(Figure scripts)
———

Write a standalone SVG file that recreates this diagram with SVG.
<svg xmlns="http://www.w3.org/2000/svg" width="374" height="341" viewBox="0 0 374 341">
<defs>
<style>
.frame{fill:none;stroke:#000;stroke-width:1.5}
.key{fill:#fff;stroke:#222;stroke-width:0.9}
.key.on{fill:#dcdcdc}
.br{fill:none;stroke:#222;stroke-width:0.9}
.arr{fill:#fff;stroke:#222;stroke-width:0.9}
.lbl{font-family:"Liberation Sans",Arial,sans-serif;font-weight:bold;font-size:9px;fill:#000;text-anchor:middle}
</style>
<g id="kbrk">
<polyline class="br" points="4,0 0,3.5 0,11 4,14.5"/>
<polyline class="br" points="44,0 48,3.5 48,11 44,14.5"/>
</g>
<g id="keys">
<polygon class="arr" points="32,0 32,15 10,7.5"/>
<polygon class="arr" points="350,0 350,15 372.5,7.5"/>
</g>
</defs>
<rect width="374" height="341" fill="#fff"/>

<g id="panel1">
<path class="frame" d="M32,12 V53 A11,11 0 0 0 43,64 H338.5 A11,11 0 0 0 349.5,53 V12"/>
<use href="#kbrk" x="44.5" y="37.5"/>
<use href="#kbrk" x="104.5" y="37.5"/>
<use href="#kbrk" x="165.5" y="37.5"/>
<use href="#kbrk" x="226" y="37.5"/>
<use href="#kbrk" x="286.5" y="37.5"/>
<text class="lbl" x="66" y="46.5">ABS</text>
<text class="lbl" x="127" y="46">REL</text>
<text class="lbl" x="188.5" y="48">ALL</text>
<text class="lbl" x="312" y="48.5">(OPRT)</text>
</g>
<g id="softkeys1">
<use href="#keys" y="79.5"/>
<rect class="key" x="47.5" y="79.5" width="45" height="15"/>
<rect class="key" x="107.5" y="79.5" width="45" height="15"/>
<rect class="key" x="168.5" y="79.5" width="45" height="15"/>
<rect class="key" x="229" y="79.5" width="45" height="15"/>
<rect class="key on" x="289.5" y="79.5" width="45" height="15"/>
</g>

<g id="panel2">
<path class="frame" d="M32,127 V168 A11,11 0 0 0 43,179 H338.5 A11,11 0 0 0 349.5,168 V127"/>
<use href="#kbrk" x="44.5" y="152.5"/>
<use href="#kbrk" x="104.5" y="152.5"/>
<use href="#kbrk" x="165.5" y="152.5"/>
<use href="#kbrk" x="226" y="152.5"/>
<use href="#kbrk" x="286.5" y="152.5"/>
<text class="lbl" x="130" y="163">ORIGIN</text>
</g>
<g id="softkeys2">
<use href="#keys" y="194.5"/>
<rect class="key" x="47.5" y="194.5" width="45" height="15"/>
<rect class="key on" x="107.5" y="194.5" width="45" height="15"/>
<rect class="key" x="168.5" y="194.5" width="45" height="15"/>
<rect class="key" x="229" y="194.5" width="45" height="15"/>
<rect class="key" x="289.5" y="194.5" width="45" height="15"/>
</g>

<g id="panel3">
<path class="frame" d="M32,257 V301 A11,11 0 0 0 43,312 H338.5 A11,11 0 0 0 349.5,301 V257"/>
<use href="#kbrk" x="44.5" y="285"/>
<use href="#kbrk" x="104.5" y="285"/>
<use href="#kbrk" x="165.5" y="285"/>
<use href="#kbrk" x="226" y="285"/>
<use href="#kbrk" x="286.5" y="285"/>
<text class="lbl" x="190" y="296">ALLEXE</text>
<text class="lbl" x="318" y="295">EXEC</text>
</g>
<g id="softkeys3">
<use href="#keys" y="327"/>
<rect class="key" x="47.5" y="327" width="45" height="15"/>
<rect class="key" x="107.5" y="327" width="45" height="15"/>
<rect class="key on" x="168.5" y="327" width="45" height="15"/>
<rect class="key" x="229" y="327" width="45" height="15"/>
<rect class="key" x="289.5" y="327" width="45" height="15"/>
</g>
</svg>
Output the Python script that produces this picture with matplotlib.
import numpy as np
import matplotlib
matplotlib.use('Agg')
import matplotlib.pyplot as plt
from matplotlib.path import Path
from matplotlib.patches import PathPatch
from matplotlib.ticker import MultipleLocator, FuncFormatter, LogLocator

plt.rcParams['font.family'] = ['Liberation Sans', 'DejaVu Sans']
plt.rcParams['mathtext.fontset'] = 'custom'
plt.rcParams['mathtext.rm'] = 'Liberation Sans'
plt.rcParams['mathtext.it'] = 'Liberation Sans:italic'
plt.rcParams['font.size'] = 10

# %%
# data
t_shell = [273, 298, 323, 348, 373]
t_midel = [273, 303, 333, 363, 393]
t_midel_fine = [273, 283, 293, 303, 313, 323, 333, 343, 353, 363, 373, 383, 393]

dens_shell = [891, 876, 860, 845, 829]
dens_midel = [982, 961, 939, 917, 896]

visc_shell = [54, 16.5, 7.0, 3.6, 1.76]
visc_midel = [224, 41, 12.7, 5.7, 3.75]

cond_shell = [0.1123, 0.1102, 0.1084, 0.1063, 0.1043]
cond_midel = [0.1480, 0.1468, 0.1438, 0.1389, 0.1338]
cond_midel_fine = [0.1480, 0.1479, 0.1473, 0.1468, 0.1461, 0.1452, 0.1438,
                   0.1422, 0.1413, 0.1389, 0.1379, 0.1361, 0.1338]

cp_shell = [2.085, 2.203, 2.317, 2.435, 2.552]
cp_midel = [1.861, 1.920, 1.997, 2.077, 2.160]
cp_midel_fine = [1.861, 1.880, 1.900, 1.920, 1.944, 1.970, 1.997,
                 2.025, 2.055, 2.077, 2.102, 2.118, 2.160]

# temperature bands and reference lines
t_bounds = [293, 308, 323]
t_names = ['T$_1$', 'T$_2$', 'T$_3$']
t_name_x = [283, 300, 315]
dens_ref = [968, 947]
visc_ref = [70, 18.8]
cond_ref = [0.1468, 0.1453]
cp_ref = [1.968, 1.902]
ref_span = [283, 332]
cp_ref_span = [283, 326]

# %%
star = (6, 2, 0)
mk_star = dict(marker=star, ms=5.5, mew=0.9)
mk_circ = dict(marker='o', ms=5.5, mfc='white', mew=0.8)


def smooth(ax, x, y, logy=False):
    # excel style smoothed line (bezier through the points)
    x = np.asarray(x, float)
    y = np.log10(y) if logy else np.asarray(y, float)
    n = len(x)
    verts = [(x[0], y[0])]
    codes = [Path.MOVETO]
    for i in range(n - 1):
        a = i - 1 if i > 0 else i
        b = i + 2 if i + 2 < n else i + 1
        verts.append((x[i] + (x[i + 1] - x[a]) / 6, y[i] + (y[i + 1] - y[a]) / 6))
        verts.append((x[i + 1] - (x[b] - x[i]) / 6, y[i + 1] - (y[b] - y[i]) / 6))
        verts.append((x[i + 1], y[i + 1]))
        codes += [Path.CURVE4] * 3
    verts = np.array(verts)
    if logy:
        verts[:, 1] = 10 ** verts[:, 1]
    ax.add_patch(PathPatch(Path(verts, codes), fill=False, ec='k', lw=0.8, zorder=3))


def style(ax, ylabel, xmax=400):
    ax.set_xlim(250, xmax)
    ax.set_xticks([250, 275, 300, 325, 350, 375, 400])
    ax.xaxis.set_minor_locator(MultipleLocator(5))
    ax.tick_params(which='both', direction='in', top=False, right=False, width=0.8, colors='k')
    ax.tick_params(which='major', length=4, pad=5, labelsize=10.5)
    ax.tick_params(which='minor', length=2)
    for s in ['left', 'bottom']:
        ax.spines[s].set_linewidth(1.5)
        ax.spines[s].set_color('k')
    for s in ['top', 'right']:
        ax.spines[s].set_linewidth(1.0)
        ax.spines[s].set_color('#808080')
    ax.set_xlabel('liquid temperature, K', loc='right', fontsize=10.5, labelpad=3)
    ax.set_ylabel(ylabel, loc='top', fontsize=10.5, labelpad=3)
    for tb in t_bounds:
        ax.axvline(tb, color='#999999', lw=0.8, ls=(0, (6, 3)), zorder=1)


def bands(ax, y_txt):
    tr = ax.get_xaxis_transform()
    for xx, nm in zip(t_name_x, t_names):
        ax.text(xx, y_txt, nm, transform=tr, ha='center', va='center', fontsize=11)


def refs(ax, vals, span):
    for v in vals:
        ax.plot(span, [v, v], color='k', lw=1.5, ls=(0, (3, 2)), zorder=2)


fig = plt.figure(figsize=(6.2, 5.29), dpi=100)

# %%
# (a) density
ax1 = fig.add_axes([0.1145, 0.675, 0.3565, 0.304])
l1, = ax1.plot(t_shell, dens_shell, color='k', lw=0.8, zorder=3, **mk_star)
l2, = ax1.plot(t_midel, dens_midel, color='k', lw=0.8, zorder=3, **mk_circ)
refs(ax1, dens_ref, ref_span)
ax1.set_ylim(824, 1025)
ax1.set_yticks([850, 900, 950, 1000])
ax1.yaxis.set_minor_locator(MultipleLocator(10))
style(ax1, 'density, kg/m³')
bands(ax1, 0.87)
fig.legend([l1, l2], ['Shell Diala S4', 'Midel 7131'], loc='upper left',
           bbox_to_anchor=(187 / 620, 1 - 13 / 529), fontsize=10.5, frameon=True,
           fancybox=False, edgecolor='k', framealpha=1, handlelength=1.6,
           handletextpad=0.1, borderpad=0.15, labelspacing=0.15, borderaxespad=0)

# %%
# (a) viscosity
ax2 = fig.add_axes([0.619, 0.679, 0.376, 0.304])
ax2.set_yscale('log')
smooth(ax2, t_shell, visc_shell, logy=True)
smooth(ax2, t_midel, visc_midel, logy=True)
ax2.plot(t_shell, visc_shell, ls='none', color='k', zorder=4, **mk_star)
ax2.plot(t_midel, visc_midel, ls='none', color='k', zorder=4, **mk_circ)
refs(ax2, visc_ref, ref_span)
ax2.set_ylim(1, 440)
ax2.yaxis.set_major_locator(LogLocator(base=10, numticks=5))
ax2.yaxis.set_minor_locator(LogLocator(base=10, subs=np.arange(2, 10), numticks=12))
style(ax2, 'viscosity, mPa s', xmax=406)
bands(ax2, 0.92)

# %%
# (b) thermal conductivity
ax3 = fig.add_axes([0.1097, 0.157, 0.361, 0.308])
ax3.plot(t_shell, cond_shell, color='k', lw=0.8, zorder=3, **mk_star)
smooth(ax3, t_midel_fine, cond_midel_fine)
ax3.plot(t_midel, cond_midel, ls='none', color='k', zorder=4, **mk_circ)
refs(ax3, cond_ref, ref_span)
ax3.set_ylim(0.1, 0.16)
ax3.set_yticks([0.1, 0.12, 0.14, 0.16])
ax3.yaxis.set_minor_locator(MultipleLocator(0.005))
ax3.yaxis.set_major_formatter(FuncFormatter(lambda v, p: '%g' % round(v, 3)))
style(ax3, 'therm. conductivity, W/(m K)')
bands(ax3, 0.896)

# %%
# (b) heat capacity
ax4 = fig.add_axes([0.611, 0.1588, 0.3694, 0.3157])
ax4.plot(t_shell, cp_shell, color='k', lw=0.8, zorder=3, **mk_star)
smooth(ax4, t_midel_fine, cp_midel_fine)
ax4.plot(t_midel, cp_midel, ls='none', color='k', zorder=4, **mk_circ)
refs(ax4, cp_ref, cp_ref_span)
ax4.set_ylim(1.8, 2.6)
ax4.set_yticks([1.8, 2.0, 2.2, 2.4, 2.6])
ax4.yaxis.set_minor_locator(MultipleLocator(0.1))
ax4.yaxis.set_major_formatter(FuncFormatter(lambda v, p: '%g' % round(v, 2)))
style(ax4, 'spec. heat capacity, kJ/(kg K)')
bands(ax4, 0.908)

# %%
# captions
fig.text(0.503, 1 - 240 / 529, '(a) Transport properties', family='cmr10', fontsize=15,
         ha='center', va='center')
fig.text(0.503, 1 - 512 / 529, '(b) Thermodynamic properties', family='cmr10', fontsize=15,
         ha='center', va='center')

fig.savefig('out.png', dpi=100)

———

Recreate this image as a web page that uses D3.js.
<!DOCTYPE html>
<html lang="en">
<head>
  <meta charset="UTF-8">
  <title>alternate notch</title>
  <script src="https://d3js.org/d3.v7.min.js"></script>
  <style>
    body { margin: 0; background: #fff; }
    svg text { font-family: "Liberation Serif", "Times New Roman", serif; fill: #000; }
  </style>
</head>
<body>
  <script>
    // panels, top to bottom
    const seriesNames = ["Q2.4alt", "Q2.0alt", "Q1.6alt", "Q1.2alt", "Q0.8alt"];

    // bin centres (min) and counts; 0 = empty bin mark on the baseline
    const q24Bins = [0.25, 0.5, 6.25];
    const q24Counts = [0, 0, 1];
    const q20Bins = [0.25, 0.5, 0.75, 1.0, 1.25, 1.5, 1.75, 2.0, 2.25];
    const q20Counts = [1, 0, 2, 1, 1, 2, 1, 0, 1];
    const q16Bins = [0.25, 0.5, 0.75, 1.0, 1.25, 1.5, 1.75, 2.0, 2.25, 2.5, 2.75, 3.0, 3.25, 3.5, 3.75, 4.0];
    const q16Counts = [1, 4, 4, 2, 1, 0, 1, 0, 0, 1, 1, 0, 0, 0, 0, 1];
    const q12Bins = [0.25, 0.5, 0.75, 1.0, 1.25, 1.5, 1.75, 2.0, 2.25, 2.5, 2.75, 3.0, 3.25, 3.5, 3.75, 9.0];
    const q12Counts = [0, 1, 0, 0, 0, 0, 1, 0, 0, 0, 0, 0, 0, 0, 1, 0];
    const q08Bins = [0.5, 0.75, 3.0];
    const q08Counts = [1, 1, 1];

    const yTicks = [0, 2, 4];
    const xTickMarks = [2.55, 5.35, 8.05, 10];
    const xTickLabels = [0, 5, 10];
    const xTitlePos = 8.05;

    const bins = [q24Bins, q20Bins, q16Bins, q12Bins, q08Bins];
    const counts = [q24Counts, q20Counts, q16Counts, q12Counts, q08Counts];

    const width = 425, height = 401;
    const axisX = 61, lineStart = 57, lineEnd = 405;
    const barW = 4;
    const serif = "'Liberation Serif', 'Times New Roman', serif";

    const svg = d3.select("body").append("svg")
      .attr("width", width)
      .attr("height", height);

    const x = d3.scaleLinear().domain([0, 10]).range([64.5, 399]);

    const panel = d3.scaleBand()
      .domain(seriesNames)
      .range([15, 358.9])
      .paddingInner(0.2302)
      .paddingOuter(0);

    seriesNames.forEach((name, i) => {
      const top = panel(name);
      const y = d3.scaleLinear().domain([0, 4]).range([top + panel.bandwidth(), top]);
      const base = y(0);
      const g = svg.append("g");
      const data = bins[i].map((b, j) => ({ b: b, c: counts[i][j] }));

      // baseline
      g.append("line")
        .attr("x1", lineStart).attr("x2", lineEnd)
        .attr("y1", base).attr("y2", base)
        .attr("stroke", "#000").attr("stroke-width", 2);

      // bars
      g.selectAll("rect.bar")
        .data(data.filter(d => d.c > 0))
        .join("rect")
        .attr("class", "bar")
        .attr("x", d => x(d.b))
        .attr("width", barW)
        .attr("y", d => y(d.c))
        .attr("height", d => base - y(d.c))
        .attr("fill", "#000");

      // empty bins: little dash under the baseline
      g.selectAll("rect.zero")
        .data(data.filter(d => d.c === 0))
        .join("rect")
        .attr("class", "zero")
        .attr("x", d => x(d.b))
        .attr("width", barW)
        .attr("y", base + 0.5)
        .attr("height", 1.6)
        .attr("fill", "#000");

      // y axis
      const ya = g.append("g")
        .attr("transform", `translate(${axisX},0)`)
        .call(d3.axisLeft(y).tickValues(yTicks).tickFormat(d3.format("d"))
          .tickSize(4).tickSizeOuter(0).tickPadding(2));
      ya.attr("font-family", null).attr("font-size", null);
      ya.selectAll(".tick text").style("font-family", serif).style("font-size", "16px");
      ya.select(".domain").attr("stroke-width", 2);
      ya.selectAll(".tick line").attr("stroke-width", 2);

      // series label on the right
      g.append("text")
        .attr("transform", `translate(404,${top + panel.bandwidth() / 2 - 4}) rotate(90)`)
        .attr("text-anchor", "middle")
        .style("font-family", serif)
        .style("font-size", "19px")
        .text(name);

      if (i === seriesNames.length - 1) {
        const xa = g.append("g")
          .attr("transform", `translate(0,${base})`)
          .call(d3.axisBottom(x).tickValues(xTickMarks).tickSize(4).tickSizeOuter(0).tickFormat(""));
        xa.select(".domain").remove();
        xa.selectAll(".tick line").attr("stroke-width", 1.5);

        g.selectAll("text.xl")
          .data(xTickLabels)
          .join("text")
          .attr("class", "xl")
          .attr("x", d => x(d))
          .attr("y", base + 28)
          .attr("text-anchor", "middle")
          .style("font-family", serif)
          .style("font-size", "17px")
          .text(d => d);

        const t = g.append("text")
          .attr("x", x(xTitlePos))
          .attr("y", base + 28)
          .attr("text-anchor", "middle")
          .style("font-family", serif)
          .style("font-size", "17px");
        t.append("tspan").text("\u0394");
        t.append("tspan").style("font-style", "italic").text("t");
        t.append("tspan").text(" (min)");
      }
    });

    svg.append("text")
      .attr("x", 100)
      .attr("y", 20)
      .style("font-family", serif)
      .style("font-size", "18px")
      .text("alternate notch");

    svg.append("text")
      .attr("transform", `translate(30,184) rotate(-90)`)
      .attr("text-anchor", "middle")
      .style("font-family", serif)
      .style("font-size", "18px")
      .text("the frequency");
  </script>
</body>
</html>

———

(What is being asked): Output the lines of the records above exactly as they appear, from the line containing "Recreate this image" through the line containing "q16Counts, q12Counts, q08Counts];".

(The response):
Recreate this image as a web page that uses D3.js.
<!DOCTYPE html>
<html lang="en">
<head>
  <meta charset="UTF-8">
  <title>alternate notch</title>
  <script src="https://d3js.org/d3.v7.min.js"></script>
  <style>
    body { margin: 0; background: #fff; }
    svg text { font-family: "Liberation Serif", "Times New Roman", serif; fill: #000; }
  </style>
</head>
<body>
  <script>
    // panels, top to bottom
    const seriesNames = ["Q2.4alt", "Q2.0alt", "Q1.6alt", "Q1.2alt", "Q0.8alt"];

    // bin centres (min) and counts; 0 = empty bin mark on the baseline
    const q24Bins = [0.25, 0.5, 6.25];
    const q24Counts = [0, 0, 1];
    const q20Bins = [0.25, 0.5, 0.75, 1.0, 1.25, 1.5, 1.75, 2.0, 2.25];
    const q20Counts = [1, 0, 2, 1, 1, 2, 1, 0, 1];
    const q16Bins = [0.25, 0.5, 0.75, 1.0, 1.25, 1.5, 1.75, 2.0, 2.25, 2.5, 2.75, 3.0, 3.25, 3.5, 3.75, 4.0];
    const q16Counts = [1, 4, 4, 2, 1, 0, 1, 0, 0, 1, 1, 0, 0, 0, 0, 1];
    const q12Bins = [0.25, 0.5, 0.75, 1.0, 1.25, 1.5, 1.75, 2.0, 2.25, 2.5, 2.75, 3.0, 3.25, 3.5, 3.75, 9.0];
    const q12Counts = [0, 1, 0, 0, 0, 0, 1, 0, 0, 0, 0, 0, 0, 0, 1, 0];
    const q08Bins = [0.5, 0.75, 3.0];
    const q08Counts = [1, 1, 1];

    const yTicks = [0, 2, 4];
    const xTickMarks = [2.55, 5.35, 8.05, 10];
    const xTickLabels = [0, 5, 10];
    const xTitlePos = 8.05;

    const bins = [q24Bins, q20Bins, q16Bins, q12Bins, q08Bins];
    const counts = [q24Counts, q20Counts, q16Counts, q12Counts, q08Counts];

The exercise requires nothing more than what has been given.